PROBLEM DESCRIPTION >>
Copy the data precisely, character for character, and leave out every picture.

____ SUPPLIED INFORMATION

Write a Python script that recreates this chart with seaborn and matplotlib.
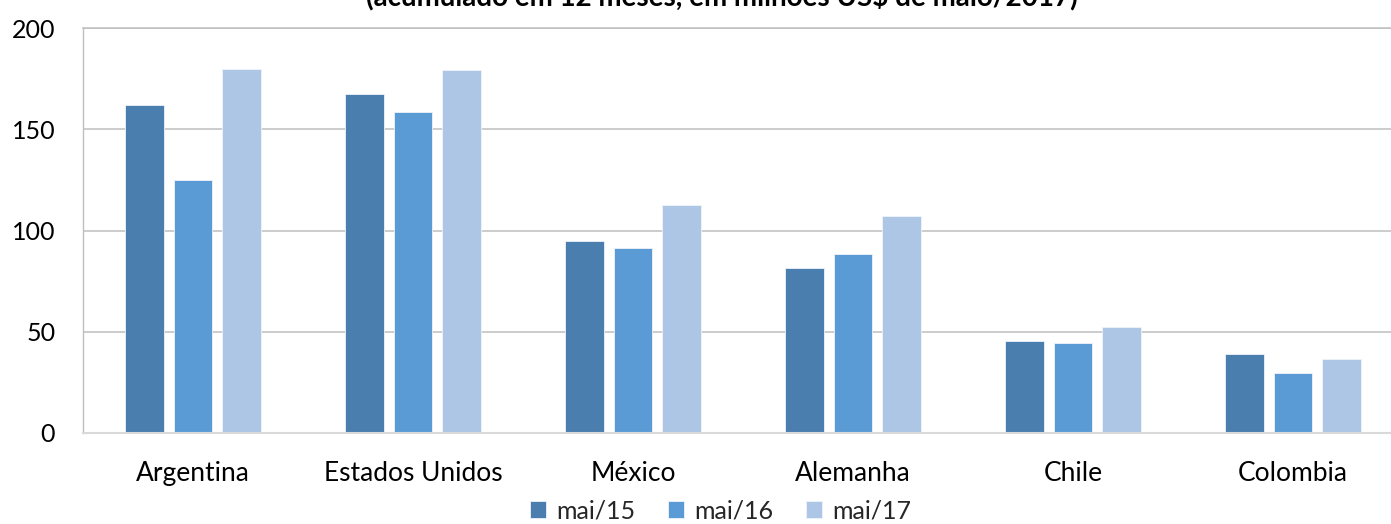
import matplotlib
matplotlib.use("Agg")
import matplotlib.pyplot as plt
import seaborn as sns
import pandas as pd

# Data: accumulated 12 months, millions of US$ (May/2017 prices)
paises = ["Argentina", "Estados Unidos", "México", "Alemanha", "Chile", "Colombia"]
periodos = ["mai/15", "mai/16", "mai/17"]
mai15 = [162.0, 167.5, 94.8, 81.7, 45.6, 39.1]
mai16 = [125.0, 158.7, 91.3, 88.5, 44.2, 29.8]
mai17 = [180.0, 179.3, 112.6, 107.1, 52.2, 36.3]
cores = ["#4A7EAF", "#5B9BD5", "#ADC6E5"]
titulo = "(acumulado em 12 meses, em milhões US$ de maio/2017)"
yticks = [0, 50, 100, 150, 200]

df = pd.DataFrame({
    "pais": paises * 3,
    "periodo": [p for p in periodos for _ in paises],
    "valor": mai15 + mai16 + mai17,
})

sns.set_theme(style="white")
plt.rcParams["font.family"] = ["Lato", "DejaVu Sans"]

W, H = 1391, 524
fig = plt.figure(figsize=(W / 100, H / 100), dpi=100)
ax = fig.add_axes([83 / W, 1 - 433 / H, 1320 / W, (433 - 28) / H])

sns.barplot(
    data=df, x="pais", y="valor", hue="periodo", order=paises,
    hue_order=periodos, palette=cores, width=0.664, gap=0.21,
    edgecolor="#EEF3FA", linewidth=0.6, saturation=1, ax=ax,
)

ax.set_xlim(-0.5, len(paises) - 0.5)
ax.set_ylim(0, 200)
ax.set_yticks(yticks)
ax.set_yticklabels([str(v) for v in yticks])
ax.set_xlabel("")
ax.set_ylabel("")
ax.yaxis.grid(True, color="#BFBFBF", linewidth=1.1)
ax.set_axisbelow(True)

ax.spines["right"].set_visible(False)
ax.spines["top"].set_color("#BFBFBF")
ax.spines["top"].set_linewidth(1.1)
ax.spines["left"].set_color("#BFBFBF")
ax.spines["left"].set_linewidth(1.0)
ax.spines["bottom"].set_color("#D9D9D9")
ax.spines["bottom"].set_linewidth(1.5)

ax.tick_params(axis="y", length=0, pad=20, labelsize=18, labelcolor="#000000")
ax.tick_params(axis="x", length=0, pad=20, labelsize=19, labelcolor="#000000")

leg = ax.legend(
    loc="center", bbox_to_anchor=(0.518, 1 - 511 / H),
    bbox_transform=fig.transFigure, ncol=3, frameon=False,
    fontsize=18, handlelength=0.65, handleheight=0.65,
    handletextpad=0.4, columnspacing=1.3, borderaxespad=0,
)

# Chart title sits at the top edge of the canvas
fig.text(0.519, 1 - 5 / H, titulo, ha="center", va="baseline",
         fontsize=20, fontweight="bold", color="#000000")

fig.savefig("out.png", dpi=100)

________

TASK ANSWER >>
Write a Python script that recreates this chart with seaborn and matplotlib.
import matplotlib
matplotlib.use("Agg")
import matplotlib.pyplot as plt
import seaborn as sns
import pandas as pd

# Data: accumulated 12 months, millions of US$ (May/2017 prices)
paises = ["Argentina", "Estados Unidos", "México", "Alemanha", "Chile", "Colombia"]
periodos = ["mai/15", "mai/16", "mai/17"]
mai15 = [162.0, 167.5, 94.8, 81.7, 45.6, 39.1]
mai16 = [125.0, 158.7, 91.3, 88.5, 44.2, 29.8]
mai17 = [180.0, 179.3, 112.6, 107.1, 52.2, 36.3]
cores = ["#4A7EAF", "#5B9BD5", "#ADC6E5"]
titulo = "(acumulado em 12 meses, em milhões US$ de maio/2017)"
yticks = [0, 50, 100, 150, 200]

df = pd.DataFrame({
    "pais": paises * 3,
    "periodo": [p for p in periodos for _ in paises],
    "valor": mai15 + mai16 + mai17,
})

sns.set_theme(style="white")
plt.rcParams["font.family"] = ["Lato", "DejaVu Sans"]

W, H = 1391, 524
fig = plt.figure(figsize=(W / 100, H / 100), dpi=100)
ax = fig.add_axes([83 / W, 1 - 433 / H, 1320 / W, (433 - 28) / H])

sns.barplot(
    data=df, x="pais", y="valor", hue="periodo", order=paises,
    hue_order=periodos, palette=cores, width=0.664, gap=0.21,
    edgecolor="#EEF3FA", linewidth=0.6, saturation=1, ax=ax,
)

ax.set_xlim(-0.5, len(paises) - 0.5)
ax.set_ylim(0, 200)
ax.set_yticks(yticks)
ax.set_yticklabels([str(v) for v in yticks])
ax.set_xlabel("")
ax.set_ylabel("")
ax.yaxis.grid(True, color="#BFBFBF", linewidth=1.1)
ax.set_axisbelow(True)

ax.spines["right"].set_visible(False)
ax.spines["top"].set_color("#BFBFBF")
ax.spines["top"].set_linewidth(1.1)
ax.spines["left"].set_color("#BFBFBF")
ax.spines["left"].set_linewidth(1.0)
ax.spines["bottom"].set_color("#D9D9D9")
ax.spines["bottom"].set_linewidth(1.5)

ax.tick_params(axis="y", length=0, pad=20, labelsize=18, labelcolor="#000000")
ax.tick_params(axis="x", length=0, pad=20, labelsize=19, labelcolor="#000000")

leg = ax.legend(
    loc="center", bbox_to_anchor=(0.518, 1 - 511 / H),
    bbox_transform=fig.transFigure, ncol=3, frameon=False,
    fontsize=18, handlelength=0.65, handleheight=0.65,
    handletextpad=0.4, columnspacing=1.3, borderaxespad=0,
)

# Chart title sits at the top edge of the canvas
fig.text(0.519, 1 - 5 / H, titulo, ha="center", va="baseline",
         fontsize=20, fontweight="bold", color="#000000")

fig.savefig("out.png", dpi=100)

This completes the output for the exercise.